Electricians are given disputed jobs at Port of Portland

The Columbian
Published: August 13, 2012, 5:00pm

PORTLAND — The National Labor Relations Board has awarded a pair of disputed jobs at the Port of Portland to union electricians, setting the table for renewed tension at the North Portland container terminal.

In a ruling released Monday afternoon, the NLRB rejected arguments from the International Longshore and Warehouse Union that its workers should perform the task of plugging and unplugging refrigerated cargo containers known as reefers.

The conflict over what amounts to two jobs prompted Longshoremen to engage in an illegal slowdown in June and early July. The action forced truck traffic to be backed up for more than a mile and led the two main container-shipping lines that serve the port’s Terminal 6, Germany’s Hapag-Lloyd AG and South Korea’s Hanjin, to divert ships to other ports. Both have resumed their Portland trips, and have ships scheduled to arrive later this week.

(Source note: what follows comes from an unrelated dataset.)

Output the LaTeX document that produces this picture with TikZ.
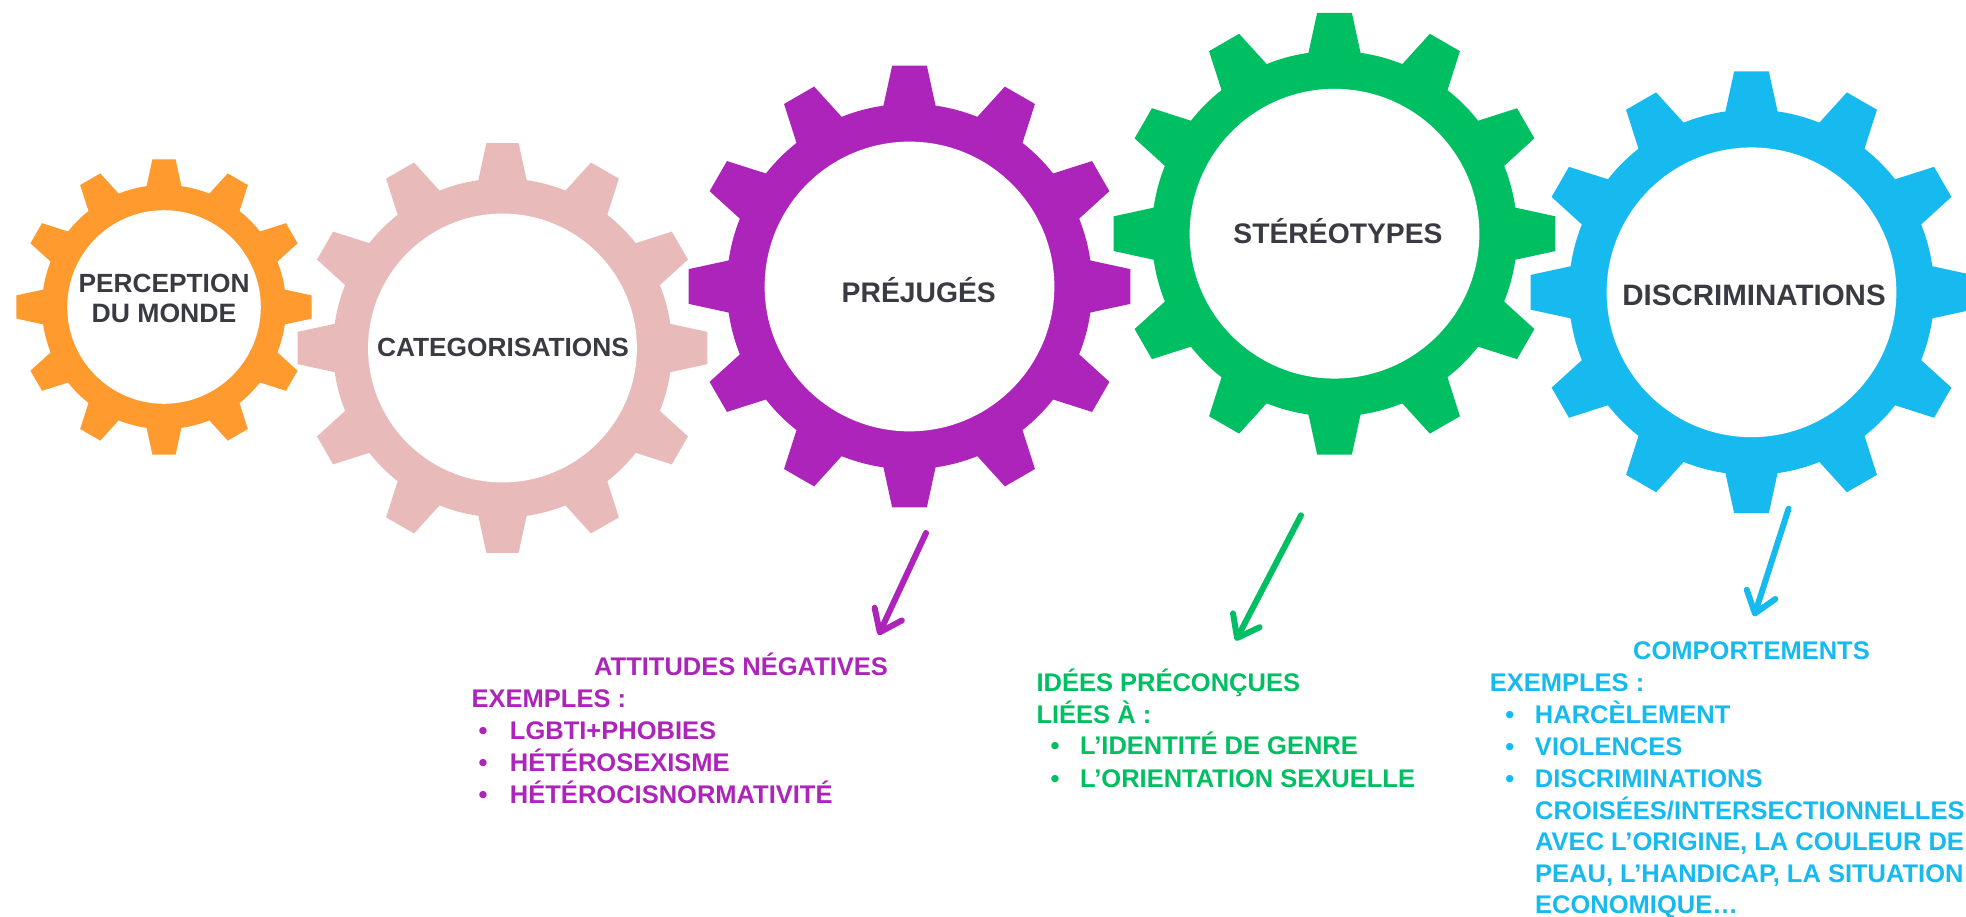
\documentclass[tikz,border=0pt]{standalone}
\usepackage{fontspec}
\setmainfont{Liberation Sans}
\usetikzlibrary{arrows.meta}
\definecolor{cOrange}{HTML}{FE9A2E}
\definecolor{cPink}{HTML}{E8BBBA}
\definecolor{cPurple}{HTML}{AD24BA}
\definecolor{cGreen}{HTML}{00BF63}
\definecolor{cBlue}{HTML}{16BAEF}
\definecolor{cText}{HTML}{3A3A42}
\newcommand\drawgear[4]{%
 \begin{scope}[shift={(#1,#2)}, scale=#3]
  \fill[#4] (81.8:0.825) \foreach \a in {90,120,...,420}{ -- (\a-8.2:0.825) -- (\a-4.5:1) -- (\a+4.5:1) -- (\a+8.2:0.825) arc[start angle=\a+8.2, end angle=\a+21.8, radius=0.825]} -- cycle;
  \fill[white] (0,0) circle[radius=0.654];
 \end{scope}}
\newcommand\fsz[1]{\bfseries\fontsize{#1}{#1}\selectfont}
\tikzset{
  glabel/.style={anchor=base, inner sep=0pt, text=cText},
  btxt/.style={anchor=base west, inner sep=0pt, font=\fsz{25.5}},
  arr/.style={line width=6pt, line cap=round, -{Straight Barb[length=20pt, width=30pt, round]}},
}
\begin{document}
\begin{tikzpicture}[x=1pt, y=-1pt]
\useasboundingbox (0,0) rectangle (1966,917);
\fill[white] (0,0) rectangle (1966,917);
% gears
\drawgear{164}{307}{148}{cOrange}
\drawgear{502.5}{348}{205.5}{cPink}
\drawgear{909.5}{286.5}{221.5}{cPurple}
\drawgear{1334.5}{233.7}{221.5}{cGreen}
\drawgear{1751.5}{292.3}{221.5}{cBlue}
% gear labels
\node[glabel, font=\fsz{26.3}] (perc1) at (164,293) {PERCEPTION};
\node[glabel, font=\fsz{26.6}] (perc2) at (164,323) {DU MONDE};
\node[glabel, font=\fsz{26.3}] (categ) at (503,357) {CATEGORISATIONS};
\node[glabel, font=\fsz{28.3}] (prej) at (918.8,302.3) {PRÉJUGÉS};
\node[glabel, font=\fsz{28.3}] (stereo) at (1338,244) {STÉRÉOTYPES};
\node[glabel, font=\fsz{29.5}] (discr) at (1754,306) {DISCRIMINATIONS};
% arrows
\coordinate (pa1) at (926,533);
\coordinate (pa2) at (878.5,635);
\coordinate (ga1) at (1301,515.3);
\coordinate (ga2) at (1235.7,640.7);
\coordinate (ba1) at (1788.6,508.7);
\coordinate (ba2) at (1754,616.3);
\draw[arr, cPurple] (pa1) -- (pa2);
\draw[arr, cGreen] (ga1) -- (ga2);
\draw[arr, cBlue] (ba1) -- (ba2);
% purple block
\begin{scope}[every node/.style={btxt, text=cPurple}]
\node (pt1) at (594,675.3) {ATTITUDES NÉGATIVES};
\node (pt2) at (471.5,707) {EXEMPLES :};
\node (pt3) at (478.3,739) {\makebox[31.5pt][l]{•}LGBTI+PHOBIES};
\node (pt4) at (478.3,771.3) {\makebox[31.5pt][l]{•}HÉTÉROSEXISME};
\node (pt5) at (478.3,803.3) {\makebox[31.5pt][l]{•}HÉTÉROCISNORMATIVITÉ};
\end{scope}
% green block
\begin{scope}[every node/.style={btxt, text=cGreen}]
\node (gt1) at (1036.3,691.3) {IDÉES PRÉCONÇUES};
\node (gt2) at (1036.3,723) {LIÉES À :};
\node (gt3) at (1050.5,754.7) {\makebox[29.5pt][l]{•}L’IDENTITÉ DE GENRE};
\node (gt4) at (1050.5,787) {\makebox[29.5pt][l]{•}L’ORIENTATION SEXUELLE};
\end{scope}
% blue block
\begin{scope}[every node/.style={btxt, text=cBlue}]
\node (bt1) at (1633,659.7) {COMPORTEMENTS};
\node (bt2) at (1489.6,691.3) {EXEMPLES :};
\node (bt3) at (1505.2,723.7) {\makebox[29.6pt][l]{•}HARCÈLEMENT};
\node (bt4) at (1505.2,755.3) {\makebox[29.6pt][l]{•}VIOLENCES};
\node (bt5) at (1505.2,787.3) {\makebox[29.6pt][l]{•}DISCRIMINATIONS};
\node (bt6) at (1535,819.3) {CROISÉES/INTERSECTIONNELLES};
\node (bt7) at (1535,850.7) {AVEC L’ORIGINE, LA COULEUR DE};
\node (bt8) at (1535,882) {PEAU, L’HANDICAP, LA SITUATION};
\node (bt9) at (1535,913.5) {ECONOMIQUE…};
\end{scope}
\end{tikzpicture}
\end{document}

A federal judge last month ordered the Longshoremen to work at regular speed, saying the boycott had done “serious economic harm to the region.”

More than 1,000 businesses, primarily in Idaho, Oregon and Washington, depend on the container terminal to get their goods to or from international markets. When ships are diverted and cargo must be rerouted, that adds costs to shippers and harmful delays to companies importing or exporting seasonal or perishable items.

The dispute centers on jobs the electrical workers have done for almost 40 years under a deal with the Port of Portland.